Monday, March 2, 2009

At Least I've Never Burned the House Down

Msnbc.com has an article about Wu Yu Lu, a Chinese farmer who would rather build robots.
Wu remembered being fascinated by motion and the mechanics of motion when he was just 10 years old. “I didn’t like to study, didn’t like going to school,” said the farmer, whose formal education ended after third grade. But he loved playing with machines.

He first started building mechanical parts in the 1980s and has since completed 33 working robots, most of which are littered around his dusty courtyard house. They’re an eclectic-looking bunch, sort of Tim Burton meets Wallace and Gromit.

One of the earlier models is a simple-looking box that, when turned on, waves a hand fan back and forth. It turns out it was a love letter of sorts to Dong.

“We had known each other for six months, but she wasn’t that interested in me or my machines,” said Wu. “When I built that for her, to help keep her cool when she was resting, she seemed to reconsider her opinion of me.”

But it took Dong a long time to truly accept her husband’s eccentric habits. Particularly after their home burned down due to a faulty transformer he’d picked up somewhere.

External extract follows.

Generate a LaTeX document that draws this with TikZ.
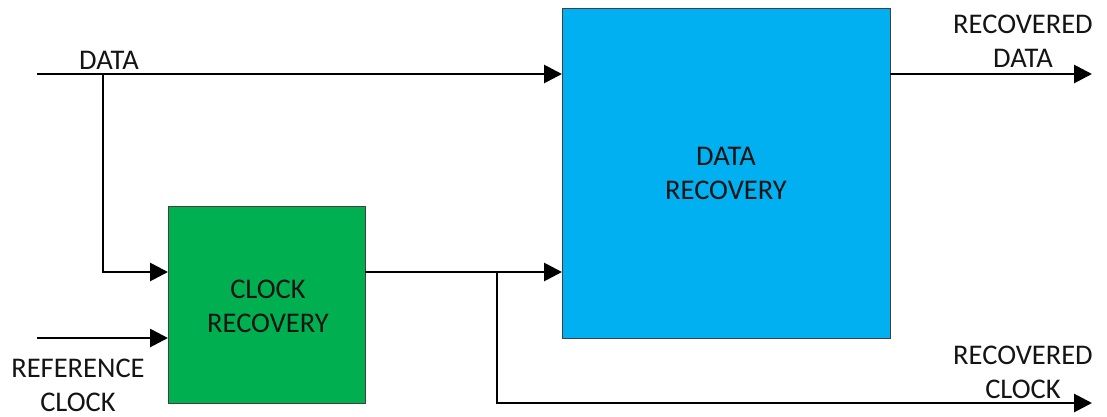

“I was so angry, I took the two sons and left, saying to him, how can I live like this?” recalled his long-suffering wife, who now laughs when she tells the story. “After all these years all you have are these few poor houses, but then you burned them down!”


She did eventually relent and return to Wu. Meanwhile, he has gone on to acquire some fame in China after all these years.
Wu, whose robots earned him nationwide fame when he was voted China’s smartest inventor farmer in 2004 on a local television station in Hunan province, has begun making some money off his creations and appears to be juggling three or four projects at any given time. They include a top-secret health venture for a company and the odd commission by a well-off businessman looking for a quirky gadget (he recently sold another robot to a factory boss for $1,400).

But the erstwhile farmer said he wants to prosper one day with his robots. His hope is “to work with my second son to make intelligent robots,” he said. “Then maybe we can really make something that will take off.”

They say that if you pursue what you are passionate about the money will come. For some it takes longer than others, but I believe it's true.